The company’s expansion wasn’t frictionless. Its profit margins were thin. In 2023 it started fining its own delivery workers when goods were returned damaged, which caused turmoil and strikes. But the purple Wildberries logo became ubiquitous in Russia. And while most other online retailers were snapped up by larger conglomerates or came under the protection of oligarchs, Wildberries appeared set on remaining family-owned.
One way that a would-be krysha can force a company to accept his patronage is to encourage regulators to harass it, and then offer to make the harassment go away. By 2023 Wildberries may have been drawing this kind of attention. In 2022 government health-and-safety inspectors visited Wildberries facilities 400 times. In 2023 there were more than 1,600 inspections.
A reckoning came in January 2024, when a fire broke out in Wildberries’ biggest warehouse, a 70,000-square-metre space in a town called Shushary just outside St Petersburg. The blaze, which destroyed an estimated 10bn roubles-worth of stock, took more than 24 hours and 400 firefighters to put out. The authorities were quick to blame the company, alleging that the warehouse had yet to be given its fire-safety certificate (Wildberries insists the company was fully up-to-date with its paperwork).
“One thing,” the delivery expert’s boss added. “My wife has kicked me out of the company temporarily and barred me from talking to anyone”
According to Dmitry Nyagu, then a senior employee in Wildberries’ delivery department, both Vladislav and Tatyana realised the gravity of the situation immediately. “It was a heavy blow,” Nyagu said. “I was on a Zoom call that day. Everyone was very upset about it – both Vlad and Tatyana.” (Both parties told 1843 that their primary concern had been the possibility that lives might have been lost, rather than the reaction of the state.)
Authorities pursued charges of negligence. In other countries, this might have been the prelude to a fine. But in Russia, it can be the opening move in a takeover gambit. According to Vladislav’s representative, officials searched the Bakalchuks’ home (the government did not reply to 1843’s request for comment on its response to the fire). As one former employee put it, “you can build your business until someone spots it and wants to get it from you.”
The Bakalchuks were a private couple, and no one will say exactly when their marriage started to unravel. Whatever the state of their relationship at the start of 2024, the fall-out from the fire must have added to the strain. Moreover, they clearly had different views on how to address it.
After the blaze, Tatyana started merger talks with Robert Mirzoyan, the head of a smaller company called Russ Outdoor, which produced billboard ads. Vladislav’s representative told 1843 that Mirzoyan and his brother had approached Tatyana with an offer to help ensure she didn’t face criminal charges. (Tatyana’s representative denied this, and said that she had initiated discussions with Russ Outdoor.)

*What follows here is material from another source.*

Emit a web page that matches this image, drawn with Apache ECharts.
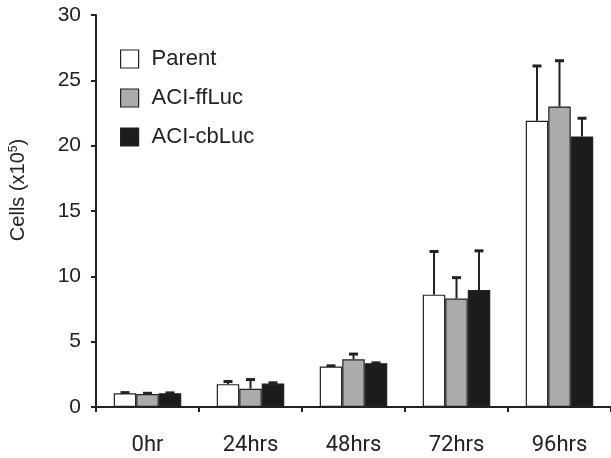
<!DOCTYPE html>
<html><head><meta charset="utf-8">
<script src="https://cdn.jsdelivr.net/npm/echarts@6/dist/echarts.min.js"></script>
<style>html,body{margin:0;padding:0;background:#fff}#c{width:611px;height:458px}</style>
</head><body><div id="c"></div>
<script>
const categories = ['0hr', '24hrs', '48hrs', '72hrs', '96hrs'];
const seriesNames = ['Parent', 'ACI-ffLuc', 'ACI-cbLuc'];
const parentMean = [1.05, 1.75, 3.1, 8.6, 21.9];
const parentSD   = [0.05, 0.2, 0.05, 3.3, 4.2];
const ffLucMean  = [1.0, 1.4, 3.65, 8.3, 23.0];
const ffLucSD    = [0.05, 0.7, 0.4, 1.6, 3.5];
const cbLucMean  = [1.05, 1.8, 3.35, 8.95, 20.7];
const cbLucSD    = [0.03, 0.05, 0.03, 3.0, 1.4];
const yTicks = [0, 5, 10, 15, 20, 25, 30];

const means = [parentMean, ffLucMean, cbLucMean];
const sds = [parentSD, ffLucSD, cbLucSD];
const colors = ['#ffffff', '#ababab', '#1c1c1c'];
const BW = 22.5;
const font = 'Liberation Sans, Arial, sans-serif';

const chart = echarts.init(document.getElementById('c'));
const series = [];
seriesNames.forEach((n, i) => {
  series.push({
    name: n, type: 'bar', data: means[i], barWidth: BW, barGap: '0%',
    itemStyle: { color: colors[i], borderColor: '#222', borderWidth: 1.2, borderRadius: 0 }
  });
});
seriesNames.forEach((n, i) => {
  series.push({
    type: 'custom', silent: true, z: 1,
    data: means[i].map((m, k) => [k, m, m + sds[i][k]]),
    renderItem: function (params, api) {
      const p0 = api.coord([api.value(0), api.value(1)]);
      const p1 = api.coord([api.value(0), api.value(2)]);
      const x = p0[0] + (i - 1) * BW;
      return { type: 'group', children: [
        { type: 'line', shape: { x1: x, y1: p0[1], x2: x, y2: p1[1] }, style: { stroke: '#222', lineWidth: 2 } },
        { type: 'line', shape: { x1: x - 4.5, y1: p1[1], x2: x + 4.5, y2: p1[1] }, style: { stroke: '#222', lineWidth: 3 } }
      ]};
    }
  });
});

chart.setOption({
  animation: false,
  backgroundColor: '#fff',
  grid: { left: 88, right: 0, top: 15, bottom: 51, containLabel: false },
  legend: {
    data: seriesNames.map((n, i) => ({ name: n, icon: 'rect' })),
    orient: 'vertical', left: 115, top: 43,
    itemWidth: 18, itemHeight: 18, itemGap: 17, selectedMode: false,
    textStyle: { fontFamily: font, fontSize: 22, color: '#222', padding: [0, 0, 0, 8] },
    itemStyle: { borderColor: '#222', borderWidth: 1.2 }
  },
  xAxis: {
    type: 'category', data: categories,
    axisLine: { lineStyle: { color: '#222', width: 2 } },
    axisTick: { show: true, length: 5, lineStyle: { color: '#222', width: 2 } },
    axisLabel: { fontFamily: 'Roboto, Liberation Sans, sans-serif', fontSize: 22, color: '#222', margin: 27 }
  },
  yAxis: {
    type: 'value', min: 0, max: 30, interval: 5,
    name: 'Cells (x10{sup|5})', nameLocation: 'middle', nameRotate: 90, nameGap: 67,
    nameTextStyle: { fontFamily: font, fontSize: 20, color: '#222', padding: [0, 0, 0, 42],
      rich: { sup: { fontFamily: font, fontSize: 12, color: '#222', verticalAlign: 'top', padding: [0, 0, 9, 0] } } },
    splitLine: { show: false },
    axisLine: { show: true, lineStyle: { color: '#222', width: 2 } },
    axisTick: { show: true, length: 5, lineStyle: { color: '#222', width: 2 } },
    axisLabel: { fontFamily: font, fontSize: 21, color: '#222', margin: 15,
      formatter: v => yTicks.includes(v) ? String(v) : '' }
  },
  series: series
});
</script></body></html>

According to the Bell, an independent Russian media outlet, Mirzoyan went on to arrange a meeting between Tatyana and Suleyman Kerimov, a billionaire oligarch he was friends with. Kerimov, who comes from Dagestan, a republic next to Chechnya in the North Caucasus, is a member of the Russian parliament with a colourful reputation (he once crashed a Ferrari in Nice).
Vladislav has been described as the “God and Tsar” of Wildberries
He is said to have a flair for hostile takeovers. He is also rumoured to be close to Putin, a perceived connection which helped earn him several rounds of Western sanctions. In spring 2024, according to the Russian media, Kerimov took Tatyana first to meet the Kremlin’s chief of staff, and later Putin himself. (Tatyana denies meeting Kerimov, and Mirzoyan denies any business links with him.)

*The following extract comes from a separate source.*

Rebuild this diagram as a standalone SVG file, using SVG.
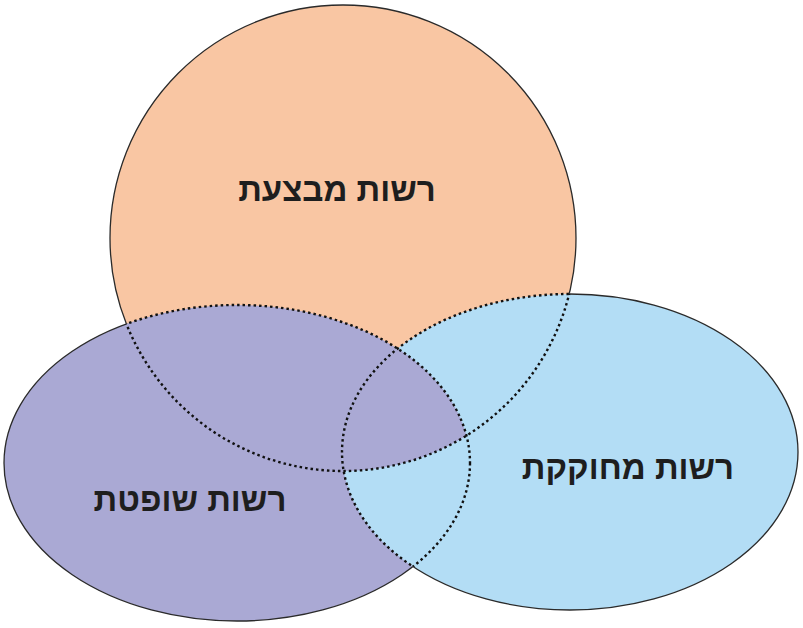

In mid-June, Wildberries put out a terse statement announcing it would be merging with Russ Outdoor. A letter leaked to the Russian media indicated that Putin himself supported the deal. A few weeks later, Wildberries’ assets were transferred to a new company, founded by Tatyana and the Mirzoyan brothers. Wildberries owned 65% of this new company, and Russ Outdoor the remaining 35%.
On paper it made little sense: Russ Outdoor had no digital expertise and a fraction of Wildberries’ revenue. Russ Outdoor’s financial contribution to the joint company’s charter capital was 7m roubles (around $70,000), as well as its advertising assets, while Wildberries was transferring all of its property and lucrative contracts with suppliers to the joint venture.
Tatyana’s spokesperson said that she had decided to merge with the advertising firm “after a balanced discussion with the team and a thorough assessment of all processes, based on her plans for the development of the marketplace.”
Around the time the merger was announced, Nyagu, Wildberries’ delivery expert, got a WhatsApp message from Vladislav. Nyagu had asked his boss for support with a logistics issue, and Vladislav texted back the contact details of someone who could help. “There is also one thing,” his boss added. “My wife has kicked me out of the company temporarily and barred me from talking to anyone. So for the time being, you’re on your own.”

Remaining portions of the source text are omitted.